[Dataset content]
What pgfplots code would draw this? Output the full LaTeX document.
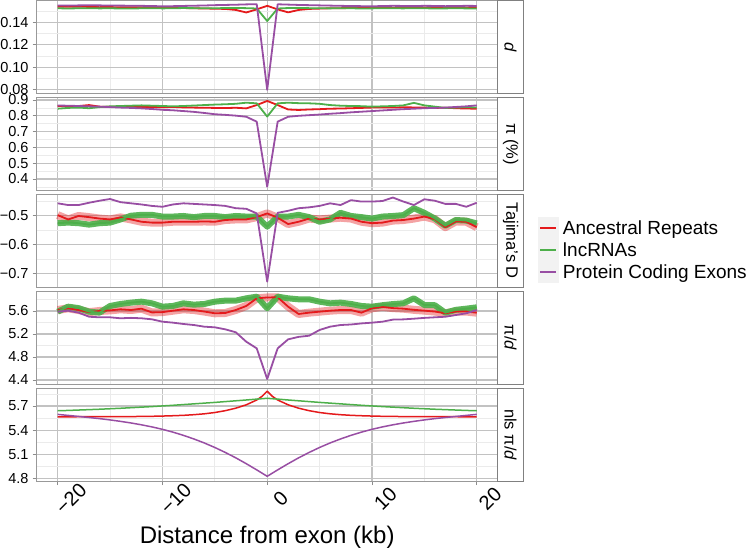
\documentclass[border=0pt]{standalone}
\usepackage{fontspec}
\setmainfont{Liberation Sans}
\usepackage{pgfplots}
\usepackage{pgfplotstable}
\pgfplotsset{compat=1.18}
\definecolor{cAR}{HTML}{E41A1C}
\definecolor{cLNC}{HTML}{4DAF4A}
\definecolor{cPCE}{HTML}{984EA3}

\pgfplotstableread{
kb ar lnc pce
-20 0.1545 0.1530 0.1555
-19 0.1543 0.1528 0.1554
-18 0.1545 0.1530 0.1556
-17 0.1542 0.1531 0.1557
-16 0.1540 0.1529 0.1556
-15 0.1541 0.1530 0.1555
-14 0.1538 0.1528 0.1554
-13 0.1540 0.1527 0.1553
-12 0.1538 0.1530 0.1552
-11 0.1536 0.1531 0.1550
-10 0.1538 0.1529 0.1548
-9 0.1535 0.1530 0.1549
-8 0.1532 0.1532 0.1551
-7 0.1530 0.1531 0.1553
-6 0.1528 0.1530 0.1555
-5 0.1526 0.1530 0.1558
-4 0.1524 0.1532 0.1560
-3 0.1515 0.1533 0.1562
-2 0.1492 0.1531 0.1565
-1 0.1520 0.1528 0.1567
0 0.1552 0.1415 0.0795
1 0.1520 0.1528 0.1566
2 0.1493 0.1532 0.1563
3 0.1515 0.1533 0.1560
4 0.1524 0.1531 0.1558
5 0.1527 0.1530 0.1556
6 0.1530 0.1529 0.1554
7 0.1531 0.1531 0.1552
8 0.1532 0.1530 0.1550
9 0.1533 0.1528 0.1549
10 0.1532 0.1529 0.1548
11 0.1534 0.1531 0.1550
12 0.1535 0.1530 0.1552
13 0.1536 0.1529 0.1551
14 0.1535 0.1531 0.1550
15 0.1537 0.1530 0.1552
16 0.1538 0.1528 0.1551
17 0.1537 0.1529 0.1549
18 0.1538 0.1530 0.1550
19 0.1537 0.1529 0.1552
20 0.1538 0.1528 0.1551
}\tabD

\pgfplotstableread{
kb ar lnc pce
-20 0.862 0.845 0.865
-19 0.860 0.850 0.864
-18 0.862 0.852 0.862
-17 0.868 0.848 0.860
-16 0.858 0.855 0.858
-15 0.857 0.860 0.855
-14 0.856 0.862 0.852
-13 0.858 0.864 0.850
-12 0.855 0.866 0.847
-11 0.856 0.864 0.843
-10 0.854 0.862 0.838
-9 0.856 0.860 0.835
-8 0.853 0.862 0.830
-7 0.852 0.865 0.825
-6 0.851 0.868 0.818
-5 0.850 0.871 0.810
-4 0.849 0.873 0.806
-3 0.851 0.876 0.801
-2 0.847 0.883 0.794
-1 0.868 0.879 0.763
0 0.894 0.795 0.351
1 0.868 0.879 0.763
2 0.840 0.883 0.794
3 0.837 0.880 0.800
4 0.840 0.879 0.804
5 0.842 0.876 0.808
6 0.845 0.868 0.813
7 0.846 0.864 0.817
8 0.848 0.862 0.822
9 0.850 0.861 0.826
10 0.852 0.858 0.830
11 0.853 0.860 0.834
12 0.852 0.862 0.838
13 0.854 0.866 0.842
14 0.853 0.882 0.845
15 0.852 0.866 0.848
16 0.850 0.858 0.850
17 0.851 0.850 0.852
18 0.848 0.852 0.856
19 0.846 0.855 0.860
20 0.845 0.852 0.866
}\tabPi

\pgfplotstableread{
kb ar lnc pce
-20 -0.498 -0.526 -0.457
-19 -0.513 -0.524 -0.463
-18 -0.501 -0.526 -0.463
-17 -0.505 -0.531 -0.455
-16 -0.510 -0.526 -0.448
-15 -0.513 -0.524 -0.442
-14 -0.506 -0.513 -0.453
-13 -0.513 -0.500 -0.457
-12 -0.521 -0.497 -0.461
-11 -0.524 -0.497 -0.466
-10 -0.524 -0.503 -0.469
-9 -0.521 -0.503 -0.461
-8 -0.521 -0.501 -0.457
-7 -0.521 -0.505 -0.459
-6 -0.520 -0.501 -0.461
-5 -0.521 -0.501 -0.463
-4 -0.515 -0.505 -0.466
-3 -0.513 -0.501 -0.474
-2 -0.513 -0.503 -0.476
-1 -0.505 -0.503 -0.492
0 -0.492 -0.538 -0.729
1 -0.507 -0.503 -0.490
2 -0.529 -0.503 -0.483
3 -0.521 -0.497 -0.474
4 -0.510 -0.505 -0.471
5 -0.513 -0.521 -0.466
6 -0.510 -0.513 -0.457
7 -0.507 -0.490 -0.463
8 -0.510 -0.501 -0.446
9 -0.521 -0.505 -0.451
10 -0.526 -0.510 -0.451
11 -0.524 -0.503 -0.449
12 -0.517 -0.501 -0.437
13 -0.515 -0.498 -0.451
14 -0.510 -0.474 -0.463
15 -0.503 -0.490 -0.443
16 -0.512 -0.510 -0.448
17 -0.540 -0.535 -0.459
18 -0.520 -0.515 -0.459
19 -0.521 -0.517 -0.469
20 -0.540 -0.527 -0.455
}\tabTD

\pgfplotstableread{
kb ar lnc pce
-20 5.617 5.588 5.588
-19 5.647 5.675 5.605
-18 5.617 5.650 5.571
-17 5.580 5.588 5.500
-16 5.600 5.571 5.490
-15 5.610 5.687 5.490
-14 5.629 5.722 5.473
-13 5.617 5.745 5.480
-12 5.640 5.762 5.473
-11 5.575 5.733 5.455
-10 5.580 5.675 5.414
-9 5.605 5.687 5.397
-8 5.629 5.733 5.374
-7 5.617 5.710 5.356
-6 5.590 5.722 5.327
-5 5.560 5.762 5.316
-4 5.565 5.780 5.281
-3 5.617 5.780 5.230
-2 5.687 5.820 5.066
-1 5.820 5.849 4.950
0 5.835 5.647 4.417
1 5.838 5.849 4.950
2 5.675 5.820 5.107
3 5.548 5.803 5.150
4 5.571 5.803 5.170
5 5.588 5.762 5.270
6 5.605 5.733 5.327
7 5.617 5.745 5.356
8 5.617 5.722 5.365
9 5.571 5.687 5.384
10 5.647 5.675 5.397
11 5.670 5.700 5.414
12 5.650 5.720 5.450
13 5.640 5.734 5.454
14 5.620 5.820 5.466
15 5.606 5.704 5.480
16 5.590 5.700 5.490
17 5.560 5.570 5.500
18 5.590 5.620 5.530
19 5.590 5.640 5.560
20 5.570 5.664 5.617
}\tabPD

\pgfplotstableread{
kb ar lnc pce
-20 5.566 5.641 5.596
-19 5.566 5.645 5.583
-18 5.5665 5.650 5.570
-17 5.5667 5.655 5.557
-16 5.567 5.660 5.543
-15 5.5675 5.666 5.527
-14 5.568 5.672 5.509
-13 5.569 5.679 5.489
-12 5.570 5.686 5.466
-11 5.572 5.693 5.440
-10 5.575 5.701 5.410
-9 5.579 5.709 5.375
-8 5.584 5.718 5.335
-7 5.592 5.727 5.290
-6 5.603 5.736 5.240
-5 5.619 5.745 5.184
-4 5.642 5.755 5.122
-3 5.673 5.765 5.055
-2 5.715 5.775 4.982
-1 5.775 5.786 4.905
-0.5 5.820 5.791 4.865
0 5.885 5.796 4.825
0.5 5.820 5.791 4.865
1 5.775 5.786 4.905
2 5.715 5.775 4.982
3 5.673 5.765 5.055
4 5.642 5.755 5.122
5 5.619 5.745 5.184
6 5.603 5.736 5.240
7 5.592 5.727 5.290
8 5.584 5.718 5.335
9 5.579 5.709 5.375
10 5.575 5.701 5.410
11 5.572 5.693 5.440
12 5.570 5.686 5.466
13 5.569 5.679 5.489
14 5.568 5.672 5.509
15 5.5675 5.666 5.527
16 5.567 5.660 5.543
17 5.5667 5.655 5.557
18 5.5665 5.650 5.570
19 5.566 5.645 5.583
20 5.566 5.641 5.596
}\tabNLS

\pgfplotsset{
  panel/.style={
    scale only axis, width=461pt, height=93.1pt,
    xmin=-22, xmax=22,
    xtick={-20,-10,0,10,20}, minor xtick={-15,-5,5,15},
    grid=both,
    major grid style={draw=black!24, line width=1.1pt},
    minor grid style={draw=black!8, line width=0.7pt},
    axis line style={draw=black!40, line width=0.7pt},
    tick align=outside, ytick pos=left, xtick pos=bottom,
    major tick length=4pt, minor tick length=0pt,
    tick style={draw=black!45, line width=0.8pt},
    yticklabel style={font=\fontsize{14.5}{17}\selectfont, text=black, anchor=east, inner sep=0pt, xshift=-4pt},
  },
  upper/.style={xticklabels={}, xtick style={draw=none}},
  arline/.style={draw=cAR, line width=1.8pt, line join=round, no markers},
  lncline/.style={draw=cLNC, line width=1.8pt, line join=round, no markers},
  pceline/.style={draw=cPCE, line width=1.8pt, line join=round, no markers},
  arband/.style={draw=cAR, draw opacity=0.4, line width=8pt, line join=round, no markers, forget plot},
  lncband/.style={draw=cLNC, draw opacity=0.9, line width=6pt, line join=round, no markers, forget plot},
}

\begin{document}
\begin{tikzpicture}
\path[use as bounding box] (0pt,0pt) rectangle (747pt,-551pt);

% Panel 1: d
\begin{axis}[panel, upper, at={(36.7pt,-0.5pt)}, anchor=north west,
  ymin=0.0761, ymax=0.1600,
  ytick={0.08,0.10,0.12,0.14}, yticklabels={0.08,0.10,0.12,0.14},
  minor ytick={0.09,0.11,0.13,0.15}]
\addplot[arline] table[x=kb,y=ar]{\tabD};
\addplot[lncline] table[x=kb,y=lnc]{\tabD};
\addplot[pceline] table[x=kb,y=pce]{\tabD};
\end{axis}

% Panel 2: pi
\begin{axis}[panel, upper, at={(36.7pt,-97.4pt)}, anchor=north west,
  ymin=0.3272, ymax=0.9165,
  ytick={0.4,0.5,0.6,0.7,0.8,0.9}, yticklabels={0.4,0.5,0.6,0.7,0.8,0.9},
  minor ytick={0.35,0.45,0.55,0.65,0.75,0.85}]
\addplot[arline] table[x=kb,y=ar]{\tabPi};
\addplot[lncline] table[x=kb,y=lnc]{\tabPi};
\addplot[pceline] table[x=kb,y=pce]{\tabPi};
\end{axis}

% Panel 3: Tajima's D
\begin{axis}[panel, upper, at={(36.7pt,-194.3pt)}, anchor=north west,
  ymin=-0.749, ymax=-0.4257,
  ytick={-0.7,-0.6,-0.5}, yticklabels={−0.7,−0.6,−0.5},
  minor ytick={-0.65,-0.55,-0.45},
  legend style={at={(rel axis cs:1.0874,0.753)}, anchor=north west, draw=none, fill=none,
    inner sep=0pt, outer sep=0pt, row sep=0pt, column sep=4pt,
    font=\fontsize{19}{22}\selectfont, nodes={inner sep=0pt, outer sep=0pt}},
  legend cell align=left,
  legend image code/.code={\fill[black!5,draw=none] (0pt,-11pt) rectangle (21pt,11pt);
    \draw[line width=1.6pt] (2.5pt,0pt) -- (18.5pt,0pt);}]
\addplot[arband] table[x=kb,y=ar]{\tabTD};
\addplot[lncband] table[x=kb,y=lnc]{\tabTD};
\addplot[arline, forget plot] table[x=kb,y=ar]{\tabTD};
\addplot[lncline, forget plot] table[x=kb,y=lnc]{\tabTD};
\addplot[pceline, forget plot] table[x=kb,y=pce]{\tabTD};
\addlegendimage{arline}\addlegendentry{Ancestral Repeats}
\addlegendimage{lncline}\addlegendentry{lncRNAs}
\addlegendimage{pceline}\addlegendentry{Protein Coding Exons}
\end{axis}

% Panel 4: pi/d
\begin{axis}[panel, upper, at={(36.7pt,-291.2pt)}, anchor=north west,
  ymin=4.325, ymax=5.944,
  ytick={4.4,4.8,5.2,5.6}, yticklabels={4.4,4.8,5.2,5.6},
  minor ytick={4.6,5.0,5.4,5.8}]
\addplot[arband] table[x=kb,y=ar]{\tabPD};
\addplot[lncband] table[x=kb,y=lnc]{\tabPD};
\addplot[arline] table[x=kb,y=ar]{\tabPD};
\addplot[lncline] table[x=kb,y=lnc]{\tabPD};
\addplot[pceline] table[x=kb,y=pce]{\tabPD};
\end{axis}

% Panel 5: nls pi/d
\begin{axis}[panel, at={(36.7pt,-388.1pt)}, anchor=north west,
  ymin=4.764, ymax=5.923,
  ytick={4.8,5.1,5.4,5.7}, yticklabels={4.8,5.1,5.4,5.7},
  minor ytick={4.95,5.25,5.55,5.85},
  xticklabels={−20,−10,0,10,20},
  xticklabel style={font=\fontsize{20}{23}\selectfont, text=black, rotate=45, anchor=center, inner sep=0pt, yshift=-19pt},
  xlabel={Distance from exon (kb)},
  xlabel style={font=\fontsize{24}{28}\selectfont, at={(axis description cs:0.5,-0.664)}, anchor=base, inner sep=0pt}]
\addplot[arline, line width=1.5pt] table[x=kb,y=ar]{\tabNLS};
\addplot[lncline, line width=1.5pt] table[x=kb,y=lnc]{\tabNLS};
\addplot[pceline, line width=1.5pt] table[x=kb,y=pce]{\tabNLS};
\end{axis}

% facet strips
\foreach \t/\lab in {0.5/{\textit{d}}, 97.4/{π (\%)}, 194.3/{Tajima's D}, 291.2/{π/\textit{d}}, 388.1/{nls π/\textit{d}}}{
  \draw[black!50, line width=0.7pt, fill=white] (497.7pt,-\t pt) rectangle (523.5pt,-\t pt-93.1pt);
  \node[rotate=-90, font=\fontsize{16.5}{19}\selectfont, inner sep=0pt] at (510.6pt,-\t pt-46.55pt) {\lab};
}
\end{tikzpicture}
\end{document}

...

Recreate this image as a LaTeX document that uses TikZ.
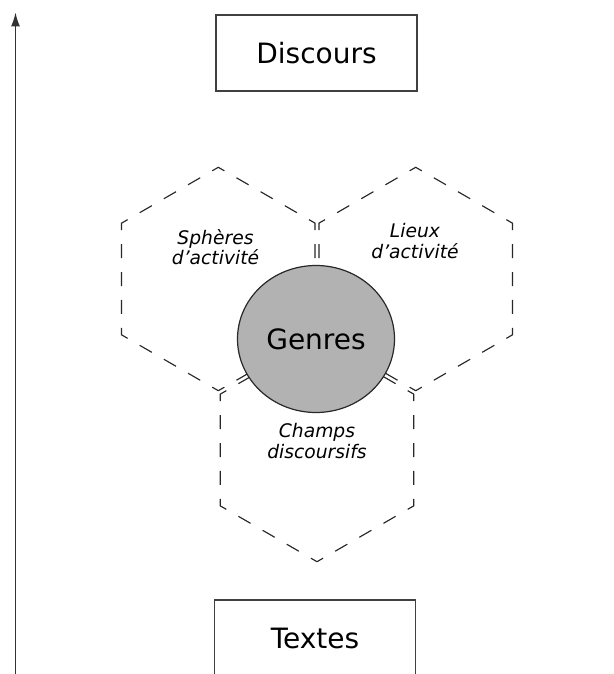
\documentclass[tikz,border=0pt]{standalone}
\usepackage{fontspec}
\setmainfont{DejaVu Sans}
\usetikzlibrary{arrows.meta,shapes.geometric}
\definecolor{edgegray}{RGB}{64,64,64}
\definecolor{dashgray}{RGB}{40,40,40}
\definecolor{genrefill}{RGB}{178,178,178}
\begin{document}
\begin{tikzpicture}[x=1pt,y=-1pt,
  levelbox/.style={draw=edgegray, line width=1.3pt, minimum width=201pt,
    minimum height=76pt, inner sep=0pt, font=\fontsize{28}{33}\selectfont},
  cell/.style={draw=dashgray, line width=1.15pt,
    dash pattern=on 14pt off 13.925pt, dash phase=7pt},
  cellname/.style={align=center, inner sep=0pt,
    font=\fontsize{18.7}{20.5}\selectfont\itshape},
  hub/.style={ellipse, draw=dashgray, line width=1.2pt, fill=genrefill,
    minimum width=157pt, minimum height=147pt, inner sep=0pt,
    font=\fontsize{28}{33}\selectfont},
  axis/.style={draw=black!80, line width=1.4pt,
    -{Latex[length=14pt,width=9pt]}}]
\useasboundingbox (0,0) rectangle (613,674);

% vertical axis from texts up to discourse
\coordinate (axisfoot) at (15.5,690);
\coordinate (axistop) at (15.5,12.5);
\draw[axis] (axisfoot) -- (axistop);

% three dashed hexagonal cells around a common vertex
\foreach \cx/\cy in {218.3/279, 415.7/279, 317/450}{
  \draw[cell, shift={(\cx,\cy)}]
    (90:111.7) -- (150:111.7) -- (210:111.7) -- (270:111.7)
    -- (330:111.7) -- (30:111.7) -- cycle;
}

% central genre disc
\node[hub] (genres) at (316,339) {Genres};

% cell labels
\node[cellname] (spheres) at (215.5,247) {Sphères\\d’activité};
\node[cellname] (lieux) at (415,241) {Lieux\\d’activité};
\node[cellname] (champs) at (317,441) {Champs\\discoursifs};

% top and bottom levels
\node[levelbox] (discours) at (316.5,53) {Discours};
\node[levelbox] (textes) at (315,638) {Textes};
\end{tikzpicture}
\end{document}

* * *

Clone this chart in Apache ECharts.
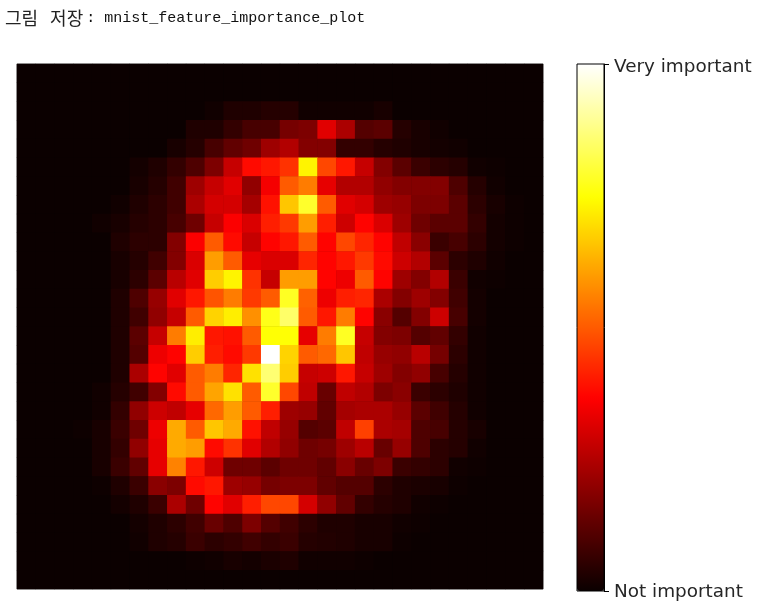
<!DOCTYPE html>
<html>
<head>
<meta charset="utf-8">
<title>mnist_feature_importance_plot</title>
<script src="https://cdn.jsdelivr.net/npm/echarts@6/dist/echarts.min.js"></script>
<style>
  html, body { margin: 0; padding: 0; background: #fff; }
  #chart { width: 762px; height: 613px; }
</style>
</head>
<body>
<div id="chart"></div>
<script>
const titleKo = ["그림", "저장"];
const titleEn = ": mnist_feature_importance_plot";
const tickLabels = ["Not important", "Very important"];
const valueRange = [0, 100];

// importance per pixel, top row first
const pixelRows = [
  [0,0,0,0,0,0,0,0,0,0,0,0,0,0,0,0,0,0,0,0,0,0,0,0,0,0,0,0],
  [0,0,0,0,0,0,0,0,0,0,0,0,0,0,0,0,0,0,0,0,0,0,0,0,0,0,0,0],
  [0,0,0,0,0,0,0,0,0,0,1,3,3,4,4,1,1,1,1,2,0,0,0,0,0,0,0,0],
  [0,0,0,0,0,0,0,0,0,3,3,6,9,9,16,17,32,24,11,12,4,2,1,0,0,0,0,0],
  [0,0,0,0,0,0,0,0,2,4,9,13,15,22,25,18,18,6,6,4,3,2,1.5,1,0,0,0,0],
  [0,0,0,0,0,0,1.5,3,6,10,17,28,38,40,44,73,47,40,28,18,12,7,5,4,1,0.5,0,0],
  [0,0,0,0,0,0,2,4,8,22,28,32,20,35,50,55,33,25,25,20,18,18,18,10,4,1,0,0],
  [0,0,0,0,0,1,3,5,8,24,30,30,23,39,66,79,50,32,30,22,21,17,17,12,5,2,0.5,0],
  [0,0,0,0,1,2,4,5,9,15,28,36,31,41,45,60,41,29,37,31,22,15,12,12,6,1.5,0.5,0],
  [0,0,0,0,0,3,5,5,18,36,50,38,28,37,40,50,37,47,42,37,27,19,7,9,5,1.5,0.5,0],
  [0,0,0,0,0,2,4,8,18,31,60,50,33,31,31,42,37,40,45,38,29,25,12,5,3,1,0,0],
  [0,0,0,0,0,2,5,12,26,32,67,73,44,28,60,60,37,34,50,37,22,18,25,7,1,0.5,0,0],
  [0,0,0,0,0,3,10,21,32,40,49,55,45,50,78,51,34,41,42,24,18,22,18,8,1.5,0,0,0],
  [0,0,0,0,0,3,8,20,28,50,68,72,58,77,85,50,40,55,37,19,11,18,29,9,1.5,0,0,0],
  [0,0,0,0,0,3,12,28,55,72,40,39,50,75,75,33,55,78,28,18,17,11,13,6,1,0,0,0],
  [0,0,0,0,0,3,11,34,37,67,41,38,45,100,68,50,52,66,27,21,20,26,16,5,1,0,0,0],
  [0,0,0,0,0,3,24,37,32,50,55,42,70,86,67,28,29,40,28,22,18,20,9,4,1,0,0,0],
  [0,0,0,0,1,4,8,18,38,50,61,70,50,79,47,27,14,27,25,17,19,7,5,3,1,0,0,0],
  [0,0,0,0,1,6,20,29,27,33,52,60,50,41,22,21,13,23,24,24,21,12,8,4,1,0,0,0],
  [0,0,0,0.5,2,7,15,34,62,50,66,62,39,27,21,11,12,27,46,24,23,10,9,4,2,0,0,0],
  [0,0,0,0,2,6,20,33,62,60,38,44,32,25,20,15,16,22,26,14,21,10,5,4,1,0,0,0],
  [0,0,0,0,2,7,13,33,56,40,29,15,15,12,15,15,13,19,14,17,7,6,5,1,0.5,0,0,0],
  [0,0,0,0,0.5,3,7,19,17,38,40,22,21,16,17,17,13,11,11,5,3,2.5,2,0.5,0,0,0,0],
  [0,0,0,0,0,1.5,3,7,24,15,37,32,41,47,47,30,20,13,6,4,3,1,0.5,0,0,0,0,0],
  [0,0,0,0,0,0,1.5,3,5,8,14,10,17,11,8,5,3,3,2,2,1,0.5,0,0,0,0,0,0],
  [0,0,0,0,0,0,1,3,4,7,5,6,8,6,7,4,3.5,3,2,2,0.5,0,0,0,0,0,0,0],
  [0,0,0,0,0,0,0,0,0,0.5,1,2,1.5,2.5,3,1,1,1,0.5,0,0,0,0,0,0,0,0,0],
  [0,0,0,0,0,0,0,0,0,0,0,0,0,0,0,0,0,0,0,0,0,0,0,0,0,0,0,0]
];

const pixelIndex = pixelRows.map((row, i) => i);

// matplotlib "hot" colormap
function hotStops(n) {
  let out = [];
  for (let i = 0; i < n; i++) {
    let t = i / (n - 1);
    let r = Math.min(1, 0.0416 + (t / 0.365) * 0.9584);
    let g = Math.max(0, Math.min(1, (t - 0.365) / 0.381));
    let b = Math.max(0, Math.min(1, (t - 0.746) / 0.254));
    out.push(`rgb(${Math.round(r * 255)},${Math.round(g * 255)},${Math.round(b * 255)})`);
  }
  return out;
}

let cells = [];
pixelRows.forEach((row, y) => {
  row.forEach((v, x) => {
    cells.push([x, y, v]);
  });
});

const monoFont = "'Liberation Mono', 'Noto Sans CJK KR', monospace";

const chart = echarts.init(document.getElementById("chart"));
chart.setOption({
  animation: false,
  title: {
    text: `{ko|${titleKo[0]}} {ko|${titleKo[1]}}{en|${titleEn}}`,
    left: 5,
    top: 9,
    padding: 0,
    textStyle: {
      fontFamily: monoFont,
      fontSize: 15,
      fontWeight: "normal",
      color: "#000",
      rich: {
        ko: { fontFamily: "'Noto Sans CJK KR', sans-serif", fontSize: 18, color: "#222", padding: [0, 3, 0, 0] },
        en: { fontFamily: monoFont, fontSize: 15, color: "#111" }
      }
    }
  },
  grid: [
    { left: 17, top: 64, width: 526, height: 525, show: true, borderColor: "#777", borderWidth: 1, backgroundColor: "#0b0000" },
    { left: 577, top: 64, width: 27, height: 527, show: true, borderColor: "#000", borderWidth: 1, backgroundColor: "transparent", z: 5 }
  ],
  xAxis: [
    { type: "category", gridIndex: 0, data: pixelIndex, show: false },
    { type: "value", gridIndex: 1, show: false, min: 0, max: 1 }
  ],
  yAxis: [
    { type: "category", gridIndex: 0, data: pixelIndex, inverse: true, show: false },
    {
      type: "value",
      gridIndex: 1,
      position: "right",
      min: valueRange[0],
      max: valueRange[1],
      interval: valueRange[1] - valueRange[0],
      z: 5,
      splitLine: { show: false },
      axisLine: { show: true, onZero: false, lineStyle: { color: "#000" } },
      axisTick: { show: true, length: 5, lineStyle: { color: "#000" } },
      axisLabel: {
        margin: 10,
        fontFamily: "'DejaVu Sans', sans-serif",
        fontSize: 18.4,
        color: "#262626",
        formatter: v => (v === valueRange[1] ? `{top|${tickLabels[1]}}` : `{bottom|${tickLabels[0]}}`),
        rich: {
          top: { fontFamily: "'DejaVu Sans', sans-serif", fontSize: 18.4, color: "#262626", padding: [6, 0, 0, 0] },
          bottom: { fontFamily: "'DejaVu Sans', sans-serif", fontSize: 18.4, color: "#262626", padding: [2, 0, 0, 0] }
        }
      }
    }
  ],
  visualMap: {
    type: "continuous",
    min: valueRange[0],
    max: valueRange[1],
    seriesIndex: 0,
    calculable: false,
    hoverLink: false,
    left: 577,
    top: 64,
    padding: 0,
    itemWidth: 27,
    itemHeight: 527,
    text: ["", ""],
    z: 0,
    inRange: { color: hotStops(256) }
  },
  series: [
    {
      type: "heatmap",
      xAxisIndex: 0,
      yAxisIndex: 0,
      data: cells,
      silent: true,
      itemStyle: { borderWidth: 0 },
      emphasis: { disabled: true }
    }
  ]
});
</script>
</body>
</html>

[Exercise requirements] In the entries above, find the line that contains "Clone this chart in Apache ECharts." and the line that contains "const valueRange = [0, 100];". Reproduce exactly those two lines and every line between them, but not the pictures.

[Written response]
Clone this chart in Apache ECharts.
<!DOCTYPE html>
<html>
<head>
<meta charset="utf-8">
<title>mnist_feature_importance_plot</title>
<script src="https://cdn.jsdelivr.net/npm/echarts@6/dist/echarts.min.js"></script>
<style>
  html, body { margin: 0; padding: 0; background: #fff; }
  #chart { width: 762px; height: 613px; }
</style>
</head>
<body>
<div id="chart"></div>
<script>
const titleKo = ["그림", "저장"];
const titleEn = ": mnist_feature_importance_plot";
const tickLabels = ["Not important", "Very important"];
const valueRange = [0, 100];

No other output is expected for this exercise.